A few posts back (and for a couple of posts) I remarked on the tendency of "liberal" pundits to separate themselves from the "liberal" candidate by frequently criticizing him or her, usually for failing to look enough like the conservative candidate.  Yesterday Ruth Marcus provided another excellent example of this–going after one of Obama's campaign lines for "misrepresenting" John McCain's record.  I wouldn't quibble with the criticism, my view is that no one should misrepresent anything.  But there is a question of scale. 

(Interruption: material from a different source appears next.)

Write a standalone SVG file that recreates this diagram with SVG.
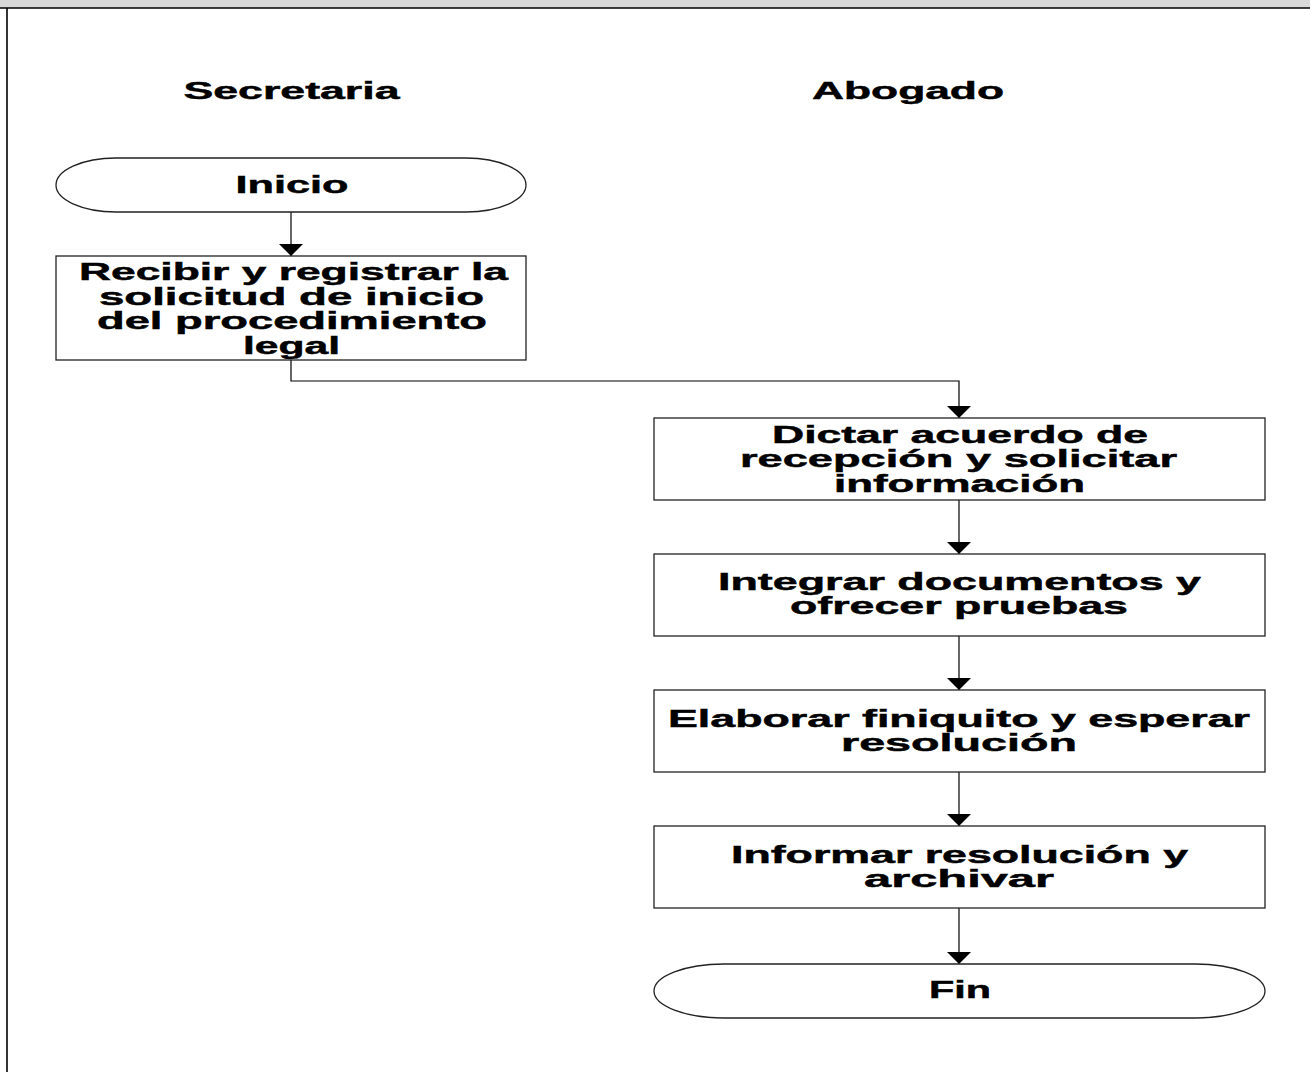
<svg xmlns="http://www.w3.org/2000/svg" width="1310" height="1072" viewBox="0 0 1310 1072">
  <style>
    .frame { stroke: #000; stroke-width: 1.6; fill: none; }
    .box { fill: #fff; stroke: #222; stroke-width: 1.3; }
    .edge { fill: none; stroke: #000; stroke-width: 1.2; }
    text { font-family: "Liberation Sans", Arial, sans-serif; font-weight: bold; font-size: 23.5px; fill: #000; stroke: #000; stroke-width: 0.45; text-anchor: middle; }
  </style>
  <defs>
    <marker id="arrow" markerUnits="userSpaceOnUse" markerWidth="13" markerHeight="24" refX="12" refY="12" orient="auto">
      <path d="M0,0 L12,12 L0,24 Z" fill="#000"/>
    </marker>
  </defs>

  <rect width="1310" height="1072" fill="#fff"/>

  <!-- page header strip and left margin -->
  <rect x="0" y="0" width="1310" height="8" fill="#d9d9d9"/>
  <line class="frame" x1="0" y1="8" x2="1310" y2="8"/>
  <line class="frame" x1="7" y1="8" x2="7" y2="1072"/>

  <!-- lane titles -->
  <g id="lane-secretaria">
    <text x="291.5" y="99" textLength="216" lengthAdjust="spacingAndGlyphs">Secretaria</text>
  </g>
  <g id="lane-abogado">
    <text x="908" y="99" textLength="192" lengthAdjust="spacingAndGlyphs">Abogado</text>
  </g>

  <!-- connectors -->
  <g id="connectors">
    <path class="edge" d="M291,212 V256" marker-end="url(#arrow)"/>
    <path class="edge" d="M291,360 V381 H959 V418" marker-end="url(#arrow)"/>
    <path class="edge" d="M959,500 V554" marker-end="url(#arrow)"/>
    <path class="edge" d="M959,636 V690" marker-end="url(#arrow)"/>
    <path class="edge" d="M959,772 V826" marker-end="url(#arrow)"/>
    <path class="edge" d="M959,908 V964" marker-end="url(#arrow)"/>
  </g>

  <g id="inicio">
    <rect class="box" x="56" y="158" width="470" height="54" rx="60" ry="27"/>
    <text x="292" y="193" textLength="113" lengthAdjust="spacingAndGlyphs">Inicio</text>
  </g>

  <g id="recibir">
    <rect class="box" x="56" y="256" width="470" height="104"/>
    <text x="293.5" y="280" textLength="429" lengthAdjust="spacingAndGlyphs">Recibir y registrar la</text>
    <text x="291.5" y="305" textLength="385" lengthAdjust="spacingAndGlyphs">solicitud de inicio</text>
    <text x="292" y="329" textLength="390" lengthAdjust="spacingAndGlyphs">del procedimiento</text>
    <text x="291.5" y="354" textLength="97" lengthAdjust="spacingAndGlyphs">legal</text>
  </g>

  <g id="dictar">
    <rect class="box" x="654" y="418" width="611" height="82"/>
    <text x="960" y="443" textLength="376" lengthAdjust="spacingAndGlyphs">Dictar acuerdo de</text>
    <text x="958.5" y="467" textLength="437" lengthAdjust="spacingAndGlyphs">recepción y solicitar</text>
    <text x="959.5" y="492" textLength="251" lengthAdjust="spacingAndGlyphs">información</text>
  </g>

  <g id="integrar">
    <rect class="box" x="654" y="554" width="611" height="82"/>
    <text x="959.5" y="590" textLength="483" lengthAdjust="spacingAndGlyphs">Integrar documentos y</text>
    <text x="959" y="614" textLength="338" lengthAdjust="spacingAndGlyphs">ofrecer pruebas</text>
  </g>

  <g id="elaborar">
    <rect class="box" x="654" y="690" width="611" height="82"/>
    <text x="959" y="727" textLength="582" lengthAdjust="spacingAndGlyphs">Elaborar finiquito y esperar</text>
    <text x="959" y="751" textLength="236" lengthAdjust="spacingAndGlyphs">resolución</text>
  </g>

  <g id="informar">
    <rect class="box" x="654" y="826" width="611" height="82"/>
    <text x="959.5" y="863" textLength="457" lengthAdjust="spacingAndGlyphs">Informar resolución y</text>
    <text x="959" y="887" textLength="190" lengthAdjust="spacingAndGlyphs">archivar</text>
  </g>

  <g id="fin">
    <rect class="box" x="654" y="964" width="611" height="54" rx="70" ry="27"/>
    <text x="960" y="998" textLength="62" lengthAdjust="spacingAndGlyphs">Fin</text>
  </g>
</svg>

We have on the one hand Obama, in Marcus's world guilty of a straw man for not criticizing the strongest versions of McCain's one-time social security plan (Obama said had McCain had his way, many people would now be in dire straits–when in reality, only had this crisis happened a few years on, would people be in dire straits on account of McCain's plan–oops!).  Obama probably is guilty of that logical offense.  It's an offense nearly too typical, in my estimation, for one even to remark upon.  Candidates thrive by knocking down weak versions of each others' policy positions.  Obama didn't need to do it, however, as his point was independent of the specific facts of the case–in a privatized social security market, he had been saying, this is the sort of thing that could really doom us.  And no doubt he's right about that.

But that's not my point.  Marcus, for some reason, wanted to even the truthiness playing field, where McCain and Palin lie repeatedly and without apparent consequence about nearly everything, and Obama misrepresents McCain's position once.  Marcus bent over backwards for apparent even-handedness.  

To my very great and growing surprise, however, Marcus's righward colleagues, usually lockstep in their defense of their guy, have shown me to be astoundingly and thankfully wrong.  Here, for instance, is George Will:

Conservatives who insist that electing McCain is crucial usually start, and increasingly end, by saying he would make excellent judicial selections. But the more one sees of his impulsive, intensely personal reactions to people and events, the less confidence one has that he would select judges by calm reflection and clear principles, having neither patience nor aptitude for either.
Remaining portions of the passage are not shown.